7. Kerusakan Lingkungan
Pertambangan di Potosí telah menyebabkan kerusakan lingkungan yang parah, termasuk pencemaran merkuri dan ketidakstabilan Cerro Rico.
8. Kondisi Kerja yang Buruk
Para penambang diPotosí bekerja dalam kondisi yang sangat berbahaya dan memiliki harapan hidup yang rendah. Harapan hidup penambang di Potosí hanya 40 tahun karena seringnya kecelakaan dan penyakit paru-paru akibat menghirup silika. Anak-anak juga dipekerjakan di tambang-tambang ini.
9. Konflik Sosial
Sejarah Potosí diwarnai dengan eksploitasi dan ketidakadilan, termasuk kerja paksa pada masa kolonial. Konflik itu berlanjut hingga kini. Koperasi penambang bersaing untuk mendapatkan akses ke bagian-bagian Cerro Rico yang diyakini masih memiliki kandungan mineral berharga. Persaingan itu dapat memicu konflik, bahkan kekerasan, di antara para penambang.

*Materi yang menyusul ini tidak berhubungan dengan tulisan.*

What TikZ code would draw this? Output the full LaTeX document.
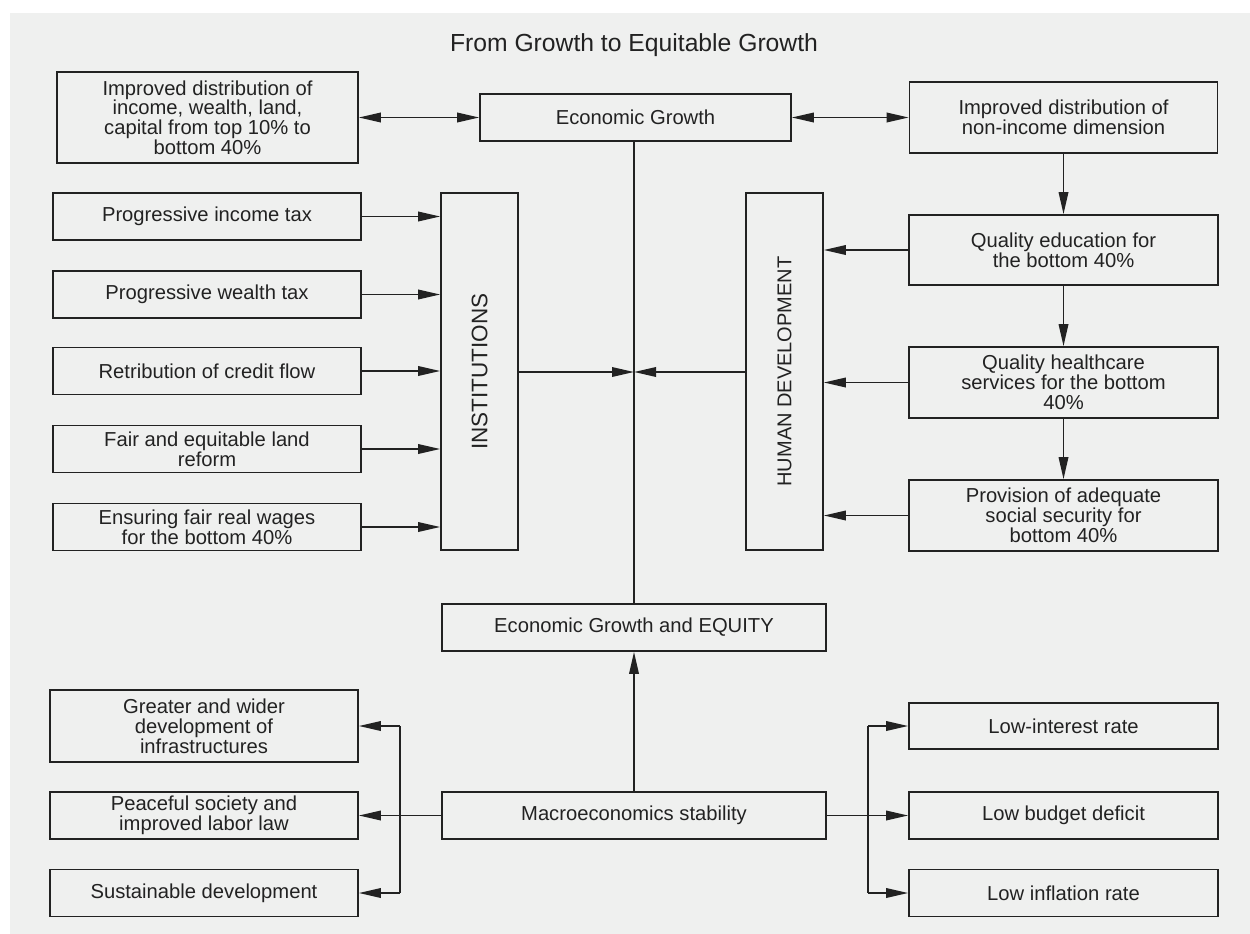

Selain itu, sering terjadi konflik antara penambang dan pemerintah. Penambang merasa bahwa pemerintah tidak cukup berbuat untuk melindungi hak-hak mereka, meningkatkan kondisi kerja, dan memberikan dukungan yang memadai.
10. Pariwisata
Kini tambang-tambang di Potosí menjadi daya tarik wisata, kendati sangat berbahaya. Destinasi yang ditawarkan berupa kunjungan ke Cerro Rico, Pueblo Pulacayo, Museo Historico Minero Diego Huallpa, dan Potosi Underground Mine. Kota ini juga menyelenggarakan karnaval pertambangan setiap tahun. Merujuk Get Your Guide, eksplorasi ke Cerro Rico dijual dengan harga sekitar Rp 600 ribu.